To make dry hopping a bit easier I have begun vacuum-sealing the dry hop additions on brew day. I tend to add many of the same varieties to both the boil and post-fermentation, so I simply weigh the additional hops and seal the one or two blended additions separately before resealing the bulk hops for storage. When I’m ready to dry hop I sanitize the mesh bag (or nylon stocking) and glass marbles that will weigh it down, and then add the pre-measured hops.
Double IPA NZ-AU
Batch Size (Gal): 5.00
Total Grain (Lbs): 16.00
Anticipated OG: 1.078
Anticipated SRM: 7.3
Anticipated IBU: 200.3
Brewhouse Efficiency: 66 %
Wort Boil Time: 75 Minutes
85.9% - 13.75 lbs. American Pale Ale Malt
6.3% - 1.00 lbs. Wheat Malt
4.7% - 0.75 lbs. CaraPils
3.1% - 0.50 lbs. Table Sugar
1.50 oz. Columbus (Whole, 15.00% AA) @ 60 min.
10 ml. HopShot (Extract) @ 60 min.
1.50 oz. Galaxy (Pellet, 12.00% AA) @ 10 min.
1.50 oz. Rakau (Pellet, 12.00% AA) @ 10 min.
1.50 oz. Galaxy (Pellet, 12.00% AA) @ Hop-Stand
1.50 oz. Rakau (Pellet, 12.00% AA) @ Hop Stand
1.00 oz. Galaxy (Pellet, 12.00% AA) @ Chill-Start
1.00 oz. Rakau (Pellet, 12.00% AA) @ Chill-Start
3.00 oz. Galaxy (Pellet, 12.00% AA) @ Dry Hop
3.00 oz. Rakau (Pellet, 12.00% AA) @ Dry Hop
0.50 Whirlfloc @ 15 min.
0.50 tsp Yeast Nutrient @ 15 min.
WYeast 1056 American Ale/Chico
Profile: Washington, Hoppy
Sacch Rest - 60 min @ 153 F
Brewed 11/11/12 by myself
Briess Pale malt base.
Collected 7 gallons of 1.062 runnings, pre-sugar. 1.067 with the sugar added.
Lost about a gallon of wort to a boil-over
30 minute hop stand with the first dose of aroma hops, the second dose was added at the start of the chill.
Yeast harvested from the third batch of Hoppy American Wheat, about one cup of thin slurry. Chilled to 68 F, oxygenated for 45 seconds. Left at 64 F to ferment. Good activity by the following morning.

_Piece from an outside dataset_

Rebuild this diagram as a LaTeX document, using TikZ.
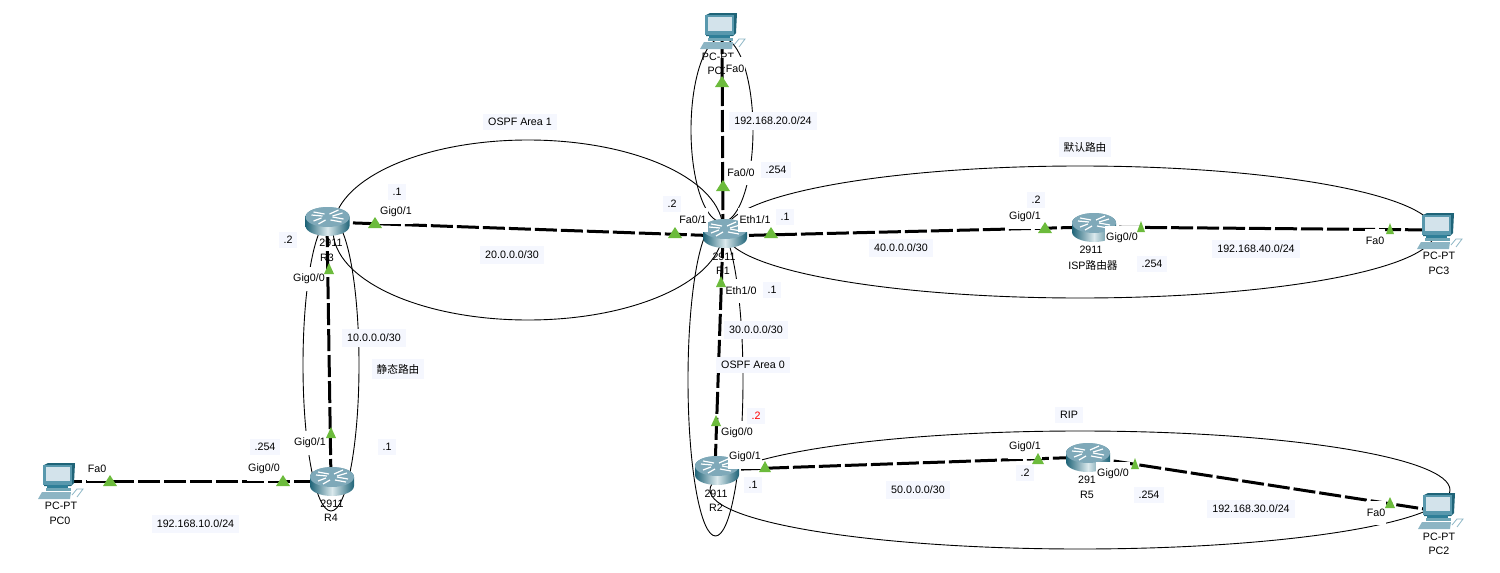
\documentclass[tikz,border=0pt]{standalone}
\usepackage{fontspec}
\setmainfont{Liberation Sans}
\newfontfamily\cjk{Noto Sans CJK SC}
\definecolor{linkgreen}{HTML}{6CBB3C}
\definecolor{notebg}{HTML}{F5F7FE}
\definecolor{teal}{HTML}{2F7F98}
\definecolor{tealdark}{HTML}{1F6478}
\definecolor{teallight}{HTML}{6FA6B6}
\definecolor{screen}{HTML}{D3E3EB}
\definecolor{keyb}{HTML}{8CB5C4}
\definecolor{rtop}{HTML}{7FA9B9}
\tikzset{
  link/.style={line width=1.5pt,dash pattern=on 11pt off 2pt,black},
  loopline/.style={line width=0.45pt,black},
  note/.style={fill=notebg,inner xsep=2.5pt,inner ysep=2.3pt,font=\fontsize{5.35pt}{6pt}\selectfont,text=black},
  port/.style={fill=white,inner xsep=0.6pt,minimum height=12pt,inner ysep=0pt,font=\fontsize{5.35pt}{6pt}\selectfont,text=black},
  dev/.style={inner sep=0pt,font=\fontsize{5.35pt}{6pt}\selectfont,text=black},
  arrowmark/.style={white,line width=0.6pt},
}
\newcommand\routericon[2]{%
  \begin{scope}[shift={(#1,#2)}]
    \path[left color=tealdark,right color=tealdark,middle color=white!75!teallight]
      (-22,0) -- (-22,9) arc[start angle=180,end angle=360,x radius=11pt,y radius=5pt] -- (22,0)
      arc[start angle=0,end angle=180,x radius=11pt,y radius=5pt] -- cycle;
    \fill[rtop] (0,0) ellipse[x radius=11pt,y radius=5pt];
    \draw[arrowmark] (-16,-2) -- (-5,-1);
    \draw[arrowmark] (-14,-5) -- (-3,-3);
    \draw[arrowmark] (16,2) -- (5,0);
    \draw[arrowmark] (14,5) -- (3,3);
    \draw[arrowmark] (2,-3) -- (11,-7);
    \draw[arrowmark] (5,-1) -- (15,-4);
    \draw[arrowmark] (-2,3) -- (-9,7);
    \draw[arrowmark] (-6,1) -- (-14,4);
  \end{scope}}
\newcommand\pcicon[2]{%
  \begin{scope}[shift={(#1,#2)}]
    \fill[tealdark] (1,2) -- (5,0) -- (32,0) -- (31,20) -- (28,23) -- (1,23) -- cycle;
    \fill[teal!80!white] (0,2) rectangle (29,22);
    \fill[screen] (3,4) rectangle (27,18);
    \fill[teal] (4,22) rectangle (25,25);
    \fill[teallight] (3,25) rectangle (28,28);
    \fill[keyb] (-5,36) -- (-1,29) -- (28,29) -- (27,36) -- cycle;
    \draw[keyb,line width=0.4pt] (29,32) -- (34,26) -- (40,26) -- (34,34);
  \end{scope}}
\newcommand\linktri[3]{\fill[linkgreen] (#1,#2-6) -- (#1+#3,#2+5) -- (#1-#3,#2+5) -- cycle;}
\begin{document}
\begin{tikzpicture}[x=0.5pt,y=-0.5pt]
\useasboundingbox (0,0) rectangle (1500,573);
% device anchors
\coordinate (PC0) at (60,481);
\coordinate (PC1) at (722,30);
\coordinate (PC2) at (1437,511);
\coordinate (PC3) at (1437,230);
\coordinate (R1) at (723,236);
\coordinate (R2) at (715,470);
\coordinate (R3) at (327,222);
\coordinate (R4) at (331,481);
\coordinate (R5) at (1088,457);
\coordinate (ISP) at (1093,227);
% device labels
\node[dev] (lpc0a) at (61,506) {PC-PT};
\node[dev] (lpc0b) at (60,521) {PC0};
\node[dev] (lr4a) at (332,504) {2911};
\node[dev] (lr4b) at (331,518) {R4};
\node[dev] (lr3a) at (331,243) {2911};
\node[dev] (lr3b) at (327,258) {R3};
\node[dev] (lr1a) at (724,257) {2911};
\node[dev] (lr1b) at (723,271) {R1};
\node[dev] (lispa) at (1091,250) {2911};
\node[dev] (lispb) at (1093,265) {ISP{\cjk 路由器}};
\node[dev] (lr2a) at (716,494) {2911};
\node[dev] (lr2b) at (716,508) {R2};
\node[dev] (lr5a) at (1087,480) {291};
\node[dev] (lr5b) at (1087,495) {R5};
\node[dev] (lpc3a) at (1439,256) {PC-PT};
\node[dev] (lpc3b) at (1439,271) {PC3};
\node[dev] (lpc2a) at (1439,537) {PC-PT};
\node[dev] (lpc2b) at (1439,551) {PC2};
\node[dev] (lpc1a) at (718,57) {PC-PT};
\node[dev] (lpc1b) at (718,71) {PC1};
% area outlines
\draw[loopline] (528,230) ellipse[x radius=195,y radius=90];
\draw[loopline] (1080,232) ellipse[x radius=355,y radius=66];
\draw[loopline] (1080,490) ellipse[x radius=370,y radius=59];
\draw[loopline] (715.5,380) ellipse[x radius=27.5,y radius=156];
\draw[loopline] (722,130) ellipse[x radius=31,y radius=92];
\draw[loopline] (331,365) ellipse[x radius=28,y radius=146];
% links
\draw[link] (PC0) -- (R4);
\draw[link] (R4) -- (R3);
\draw[link] (R3) -- (R1);
\draw[link] (R1) -- (ISP);
\draw[link] (ISP) -- (PC3);
\draw[link] (R1) -- (PC1);
\draw[link] (R1) -- (R2);
\draw[link] (R2) -- (R5);
\draw[link] (R5) -- (PC2);
% icons
\pcicon{43}{463}
\pcicon{705}{13}
\pcicon{1422}{213}
\pcicon{1423}{493}
\routericon{327.5}{217}
\routericon{332}{477}
\routericon{725}{229}
\routericon{717}{466}
\routericon{1094}{223}
\routericon{1088}{453}
% port labels
\node[port] (p1) at (97,469) {Fa0};
\node[port] (p2) at (264,469) {Gig0/0};
\node[port] (p3) at (310,443) {Gig0/1};
\node[port] (p4) at (309,279) {Gig0/0};
\node[port] (p5) at (396,212) {Gig0/1};
\node[port] (p6) at (693,220) {Fa0/1};
\node[port] (p7) at (755,220) {Eth1/1};
\node[port] (p8) at (741,173) {Fa0/0};
\node[port] (p9) at (735,69) {Fa0};
\node[port] (p10) at (741,291) {Eth1/0};
\node[port] (p11) at (737,433) {Gig0/0};
\node[port] (p12) at (745,457) {Gig0/1};
\node[port] (p13) at (1025,447) {Gig0/1};
\node[port] (p14) at (1113,474) {Gig0/0};
\node[port] (p15) at (1025,217) {Gig0/1};
\node[port] (p16) at (1122,238) {Gig0/0};
\node[port] (p17) at (1375,241) {Fa0};
\node[port] (p18) at (1376,513) {Fa0};
% link state marks
\linktri{110}{481}{7}
\linktri{283}{481}{7}
\linktri{331}{433}{5}
\linktri{329}{269}{5}
\linktri{375}{223}{7}
\linktri{675}{233}{7}
\linktri{771}{233}{7}
\linktri{1045}{228}{7}
\linktri{1141}{227}{4}
\linktri{1390}{229}{4}
\linktri{722}{82}{7}
\linktri{723}{186}{7}
\linktri{721}{282}{5}
\linktri{716}{421}{5}
\linktri{765}{467}{6}
\linktri{1038}{459}{6}
\linktri{1135}{464}{4}
\linktri{1390}{503}{5}
% notes
\node[note] (n1) at (520,122) {OSPF Area 1};
\node[note] (n2) at (512,255) {20.0.0.0/30};
\node[note] (n3) at (397,192) {.1};
\node[note] (n4) at (288,240) {.2};
\node[note] (n5) at (672,204) {.2};
\node[note] (n6) at (776,170) {.254};
\node[note] (n7) at (773,121) {192.168.20.0/24};
\node[note] (n8) at (785,217) {.1};
\node[note] (n9) at (772,290) {.1};
\node[note] (n10) at (756,330) {30.0.0.0/30};
\node[note] (n11) at (753,365) {OSPF Area 0};
\node[note,text=red] (n12) at (756,416) {.2};
\node[note] (n13) at (753,485) {.1};
\node[note] (n14) at (374,338) {10.0.0.0/30};
\node[note] (n15) at (398,369) {{\cjk 静态路由}};
\node[note] (n16) at (265,447) {.254};
\node[note] (n17) at (387,447) {.1};
\node[note] (n18) at (195.5,524) {192.168.10.0/24};
\node[note] (n19) at (1085,147) {{\cjk 默认路由}};
\node[note] (n20) at (901,248) {40.0.0.0/30};
\node[note] (n21) at (1036,200) {.2};
\node[note] (n22) at (1152,264) {.254};
\node[note] (n23) at (1256,249) {192.168.40.0/24};
\node[note] (n24) at (1069,415) {RIP};
\node[note] (n25) at (918,490) {50.0.0.0/30};
\node[note] (n26) at (1025,473) {.2};
\node[note] (n27) at (1149,495) {.254};
\node[note] (n28) at (1251,509) {192.168.30.0/24};
\end{tikzpicture}
\end{document}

12/2/12 Added the first dose of dry hops (3 oz), bagged and weighted to the primary fermentor. Firm bitterness, good fruity hop character, slight toastiness from the base malt. FG=1.014 (83% AA, 8.4% ABV).
1/4/12 Tasting notes for a very solid beer, but the the hops didn't translate with the flavor combination/balance I wanted. Too much fruitiness, not enough anything else.